Rick Rothacker, McClatchy Newspapers via the Kansas City Star

Bank of America Corp.’s sale of mortgage servicing rights to Fannie Mae, a transaction that spurred a congressional inquiry last week, “made sense for both companies,” the regulator of the government-controlled mortgage giant told reporters Monday.

“We are certainly concerned about ensuring that these higher-risk mortgages are adequately and appropriately serviced, and this was an arrangement that helped to realize that goal,” Edward DeMarco, acting director of the Federal Housing Finance Agency, said after remarks at a mortgage conference sponsored by the N.C. Bankers Association.
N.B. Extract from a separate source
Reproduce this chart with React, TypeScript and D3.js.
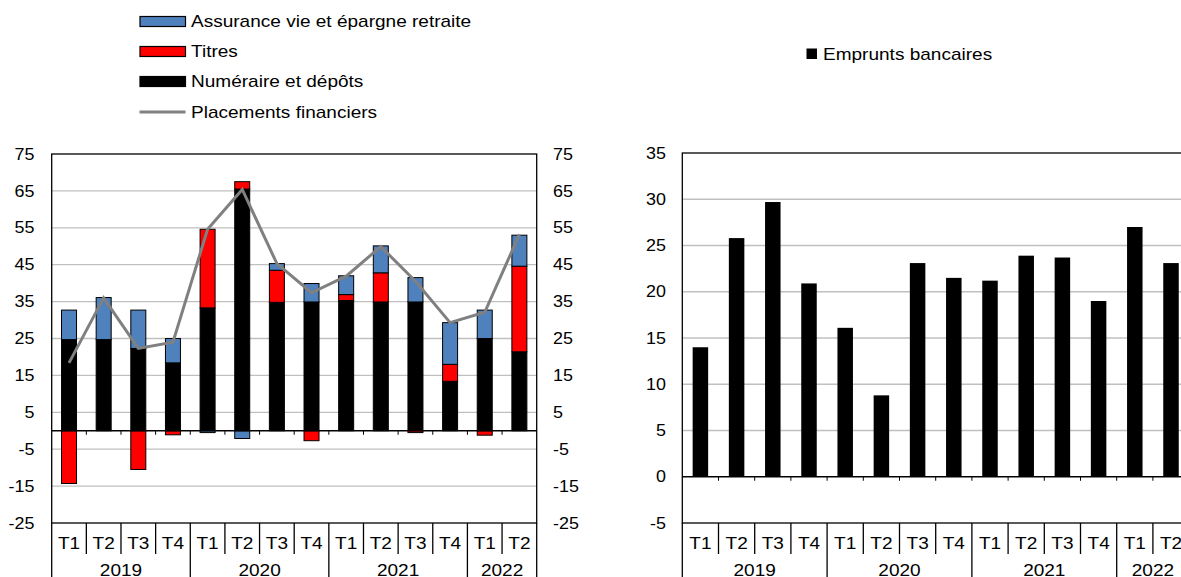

Rep. Darrell Issa, R-Calif., chairman of the House Oversight and Government Reform Committee, last week called the sale a possible “back-door bailout” for the Charlotte-based bank, which is working to shed mortgage-related liabilities and meet new capital standards. Issa sent a letter to DeMarco asking him to provide documents on the transaction and to explain the agency’s decision-making process.

“Congress and the American people deserve a full explanation for what appears to be yet another bailout paid for by taxpayers benefitting businesses that made bad business decisions,” Issa said in a statement.

Fannie Mae reportedly paid $500 million for the right to service the mortgages. Bank of America has not disclosed the purchase price or the buyer.

Bank of America spokesman Dan Frahm said the bank periodically sells mortgage-servicing rights or transfers mortgage-related assets to third parties. “This is a commonly accepted, industry-wide practice that many mortgage loan servicers, including Bank of America, have engaged in for many years,” he said.

In this case, he noted, the third-party purchaser already held the exposure to possible losses on the loans. Bank of America only serviced the mortgages.